I think there's something to be said for the claim "most adventure
game puzzles involve locations" being a non-trivial claim; I would
(and have) argued that object location is the only deep simulation
in most adventure games; all objects have it, any number of "core"
commands with highly predictable non-vacuous behaviors are defined
for it (go nw, get, drop, put in, empty, empty into), and a fairly
complex text-generation system (for contents lists) is used (but I
suppose the complexity is more due to the difficulty of generating
English output than the complexity of the simulation).

Most other systems have a quite simple simulation: open or closed,
locked or unlocked, worn or not worn, lit or not lit; and the more
complex of those (e.g. both open/closed & locked/unlocked) in fact
do tend to be rather commonly used in puzzles (or at least were in
the puzzle-game heydays, perhaps less so now).

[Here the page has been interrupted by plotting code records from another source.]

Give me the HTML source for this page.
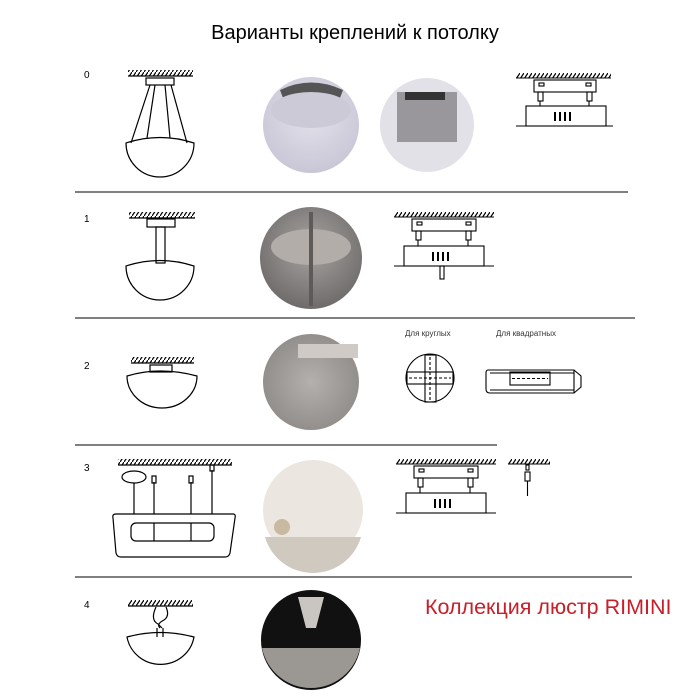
<!DOCTYPE html>
<html><head><meta charset="utf-8"><style>
html,body{margin:0;padding:0;background:#fff;width:700px;height:700px;overflow:hidden}
svg{display:block}
text{font-family:"Liberation Sans","Noto Sans CJK SC",sans-serif}
</style></head><body>
<svg width="700" height="700" viewBox="0 0 700 700" xmlns="http://www.w3.org/2000/svg">
<defs>
<pattern id="h" width="4" height="6" patternUnits="userSpaceOnUse"><line x1="0" y1="6" x2="4" y2="0" stroke="#000" stroke-width="1.2"/></pattern>
<radialGradient id="g0" cx="50%" cy="40%" r="60%"><stop offset="0" stop-color="#e4e2ec"/><stop offset="1" stop-color="#c9c6d6"/></radialGradient>
<radialGradient id="g1" cx="50%" cy="40%" r="60%"><stop offset="0" stop-color="#a8a4a2"/><stop offset="1" stop-color="#6f6b6a"/></radialGradient>
<radialGradient id="g2" cx="50%" cy="50%" r="60%"><stop offset="0" stop-color="#b4b0ad"/><stop offset="1" stop-color="#8c8886"/></radialGradient>
</defs>
<text x="355" y="39" font-size="20" text-anchor="middle">Варианты креплений к потолку</text>
<g font-size="10"><text x="84" y="78">0</text><text x="84" y="222">1</text><text x="84" y="369">2</text><text x="84" y="471">3</text><text x="84" y="608">4</text></g>
<g stroke="#000" stroke-width="1"><line x1="75" y1="192" x2="628" y2="192"/><line x1="75" y1="318" x2="635" y2="318"/><line x1="75" y1="445" x2="497" y2="445"/><line x1="75" y1="577" x2="632" y2="577"/></g>
<g fill="none" stroke="#000" stroke-width="1.2">
<!-- row0 -->
<rect x="128" y="70" width="65" height="6" fill="url(#h)" stroke="none"/><line x1="128" y1="76" x2="193" y2="76"/>
<rect x="146" y="78" width="28" height="7"/>
<path d="M150,85 L131,143 M155,85 L147,138 M165,85 L170,138 M171,85 L187,143"/>
<path d="M126,143 Q160,132 194,143 A34,34 0 0 1 126,143 Z"/>
<!-- row1 -->
<rect x="129" y="212" width="66" height="6" fill="url(#h)" stroke="none"/><line x1="129" y1="218" x2="195" y2="218"/>
<rect x="147" y="219" width="28" height="8"/><rect x="156" y="227" width="9" height="36"/>
<path d="M126,266 Q160,255 194,266 A34,34 0 0 1 126,266 Z"/>
<!-- row2 -->
<rect x="131" y="357" width="63" height="6" fill="url(#h)" stroke="none"/><line x1="131" y1="363" x2="194" y2="363"/>
<rect x="150" y="365" width="22" height="7"/>
<path d="M127,376 Q160,366 197,376 A35,32 0 0 1 127,376 Z"/>
<!-- row3 -->
<rect x="118" y="459" width="114" height="6" fill="url(#h)" stroke="none"/><line x1="118" y1="465" x2="232" y2="465"/>
<ellipse cx="134" cy="477" rx="12" ry="6"/>
<path d="M134,483 V514 M154,482 V514 M191,482 V514 M212,470 V514"/>
<rect x="152" y="476" width="4" height="7"/><rect x="189" y="476" width="4" height="7"/><rect x="210" y="465" width="4" height="6"/>
<path d="M116,514 L233,514 Q236,514 235,518 L230,553 Q229,557 225,557 L121,557 Q117,557 116,553 L113,518 Q112,514 116,514 Z"/>
<rect x="131" y="523" width="83" height="18" rx="5"/><path d="M154,523V541 M191,523V541"/>
<!-- row4 -->
<rect x="128" y="600" width="65" height="6" fill="url(#h)" stroke="none"/><line x1="128" y1="606" x2="193" y2="606"/>
<path d="M156,607 Q150,620 158,624 L162,628 M166,607 Q170,616 164,620 Q156,624 160,628 M157,628 V637 M163,628 V637"/>
<path d="M127,637 Q160,628 194,637 A34,33 0 0 1 127,637 Z"/>
</g>
<!-- photos -->
<circle cx="311" cy="125" r="48" fill="url(#g0)"/>
<path d="M280,90 Q311,75 343,90 L340,98 L283,98 Z" fill="#555"/>
<ellipse cx="311" cy="110" rx="40" ry="18" fill="#cdcad8"/>
<circle cx="427" cy="125" r="47" fill="#e3e1e8"/>
<rect x="397" y="92" width="60" height="50" fill="#9a979c"/><rect x="405" y="92" width="40" height="8" fill="#333"/>
<circle cx="311" cy="258" r="51" fill="url(#g1)"/>
<ellipse cx="311" cy="247" rx="40" ry="18" fill="#b3adaa"/><rect x="309" y="212" width="4" height="94" fill="#5e5a58"/>
<circle cx="311" cy="382" r="48" fill="url(#g2)"/>
<rect x="298" y="344" width="60" height="14" fill="#cfcac6"/>
<circle cx="313" cy="510" r="50" fill="#ebe6e0"/>
<path d="M265,537 L361,537 A50,50 0 0 1 265,537 Z" fill="#cfc9c0"/>
<circle cx="282" cy="527" r="8" fill="#c9b9a0"/>
<circle cx="311" cy="640" r="50" fill="#111"/>
<path d="M262,648 L360,648 A50,50 0 0 1 262,648 Z" fill="#9b9894"/>
<path d="M298,597 L324,597 L316,628 L306,628 Z" fill="#c9c6c2"/>
<!-- right diagrams -->
<g fill="none" stroke="#000" stroke-width="1.1">
<g transform="translate(516,73)">
<rect x="0" y="0" width="95" height="5" fill="url(#h)" stroke="none"/><line x1="0" y1="5" x2="95" y2="5"/>
<rect x="18" y="7" width="62" height="12"/><rect x="23" y="10" width="5" height="3"/><rect x="70" y="10" width="5" height="3"/>
<rect x="22" y="19" width="5" height="9"/><rect x="71" y="19" width="5" height="9"/>
<line x1="24" y1="28" x2="24" y2="33"/><line x1="73" y1="28" x2="73" y2="33"/>
<rect x="10" y="33" width="80" height="20"/><line x1="0" y1="53" x2="97" y2="53"/>
<path d="M39,39V48 M44,39V48 M49,39V48 M54,39V48" stroke-width="2"/>
</g>
<g transform="translate(394,212)">
<rect x="0" y="0" width="100" height="5" fill="url(#h)" stroke="none"/><line x1="0" y1="5" x2="100" y2="5"/>
<rect x="18" y="7" width="64" height="12"/><rect x="23" y="10" width="5" height="3"/><rect x="72" y="10" width="5" height="3"/>
<rect x="22" y="19" width="5" height="9"/><rect x="72" y="19" width="5" height="9"/>
<line x1="24" y1="28" x2="24" y2="34"/><line x1="74" y1="28" x2="74" y2="34"/>
<rect x="10" y="34" width="80" height="20"/><line x1="0" y1="54" x2="100" y2="54"/>
<rect x="46" y="54" width="4" height="13"/>
<path d="M39,40V49 M44,40V49 M49,40V49 M54,40V49" stroke-width="2"/>
</g>
<g transform="translate(396,459)">
<rect x="0" y="0" width="100" height="5" fill="url(#h)" stroke="none"/><line x1="0" y1="5" x2="100" y2="5"/>
<rect x="18" y="7" width="64" height="12"/><rect x="23" y="10" width="5" height="3"/><rect x="72" y="10" width="5" height="3"/>
<rect x="22" y="19" width="5" height="9"/><rect x="72" y="19" width="5" height="9"/>
<line x1="24" y1="28" x2="24" y2="34"/><line x1="74" y1="28" x2="74" y2="34"/>
<rect x="10" y="34" width="80" height="20"/><line x1="0" y1="54" x2="100" y2="54"/>
<path d="M39,40V49 M44,40V49 M49,40V49 M54,40V49" stroke-width="2"/>
</g>
<g transform="translate(508,459)">
<rect x="0" y="0" width="42" height="5" fill="url(#h)" stroke="none"/><line x1="0" y1="5" x2="42" y2="5"/>
<rect x="18" y="6" width="3" height="5"/><rect x="17" y="13" width="5" height="9"/><line x1="19.5" y1="22" x2="19.5" y2="37"/>
</g>
<circle cx="430" cy="378" r="24"/>
<rect x="425" y="355" width="11" height="47"/><rect x="407" y="372" width="46" height="12"/>
<path d="M409,378H451 M430,357V400" stroke-dasharray="3,2"/>
<path d="M488,370 H574 L581,376 V387 L574,393 H490 Q486,393 486,389 V373 Q486,370 488,370 Z"/>
<path d="M574,370 V393 M490,373 H574 M490,390 H574"/>
<rect x="510" y="372" width="40" height="13"/><path d="M512,378.5H548" stroke-dasharray="3,2"/>
</g>
<text x="405" y="336" font-size="8" fill="#333">Для круглых</text>
<text x="496" y="336" font-size="8" fill="#333">Для квадратных</text>
<text x="425" y="614" font-size="21.5" fill="#c8202a">Коллекция люстр RIMINI</text>
</svg>
</body></html>
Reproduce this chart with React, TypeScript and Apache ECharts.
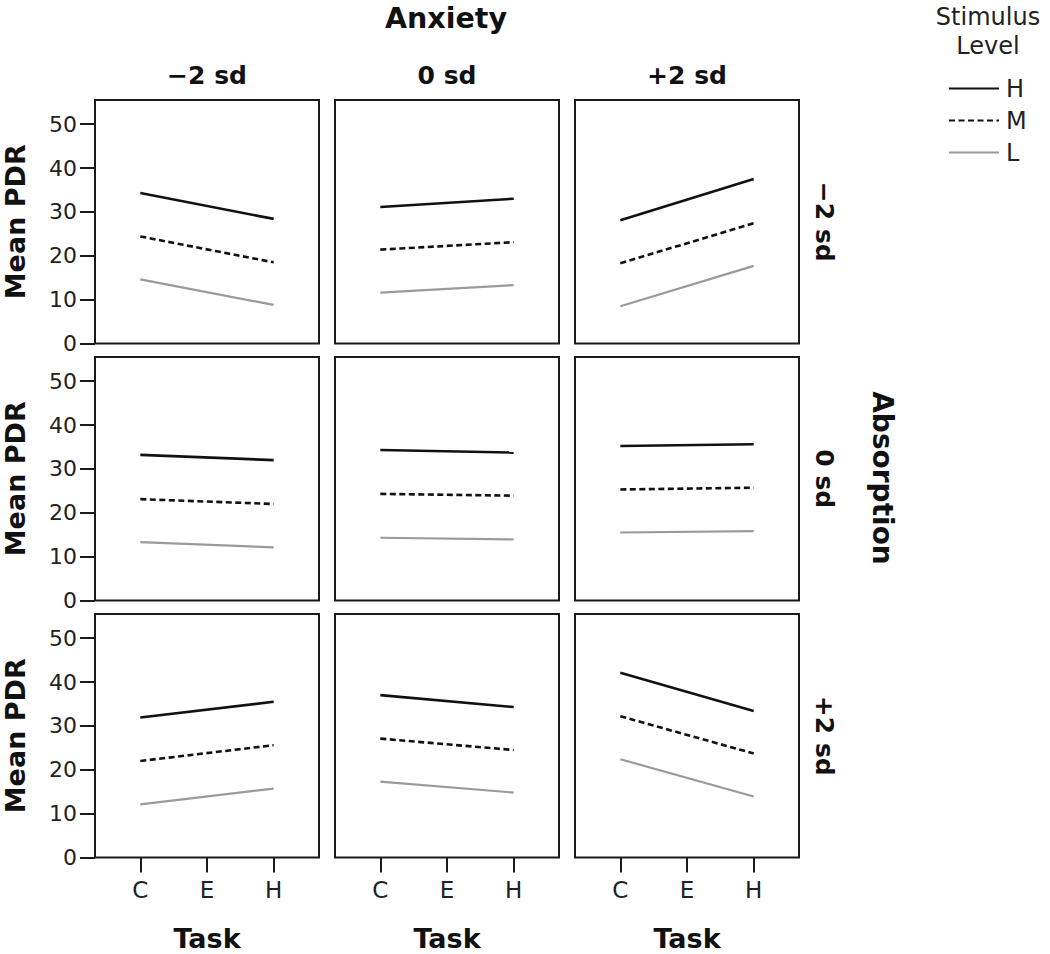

A figure-out-able puzzle needs sufficient context for participants
to find the solution. Systems with deep simulation generally offer
many more opportunities for providing exceptions to the simulation
and for finding ways in which to get emergent behaviors out of the
simulation than something with less simulation which sets up fewer
expectations that can be built on.

Hmmm. A figure-out-able puzzle needs the player to be able to gain
knowledge of the expected behaviors of actions--if you can't predict
that your solution will work, you're just guessing [to a first
approximation, with lots of exceptions]). This suggests to me
three broad classes of ways to expect behavior: based on game-external
knowledge (real-world knowledge), based on hard-coded text output
by the game, and based on behaviors of simulated actions. The
distinction I'm making with the last two is that the hard-coded
stuff tends to be exceptional--each thing with a different behavior.
If things behave "consistently", that tends to be a sim (or it
*could* be a sim, anyway).

So something like Photopia makes its actions draw a lot from
real-world knowledge; your expectation that a given command is
going to work comes from your knowledge of the real world and
some guidance from the author pointing you in the right direction.
Something like Spider & Web's gadgets are a new custom simulation.
An example of the middle (game-text-driven) escapes me right now--
perhaps the pool scene in Photopia goes in that direction, actually--
but I'm pretty sure it's common in the more linear story games.

All of this said from the strongly-biased POV of a simulationist.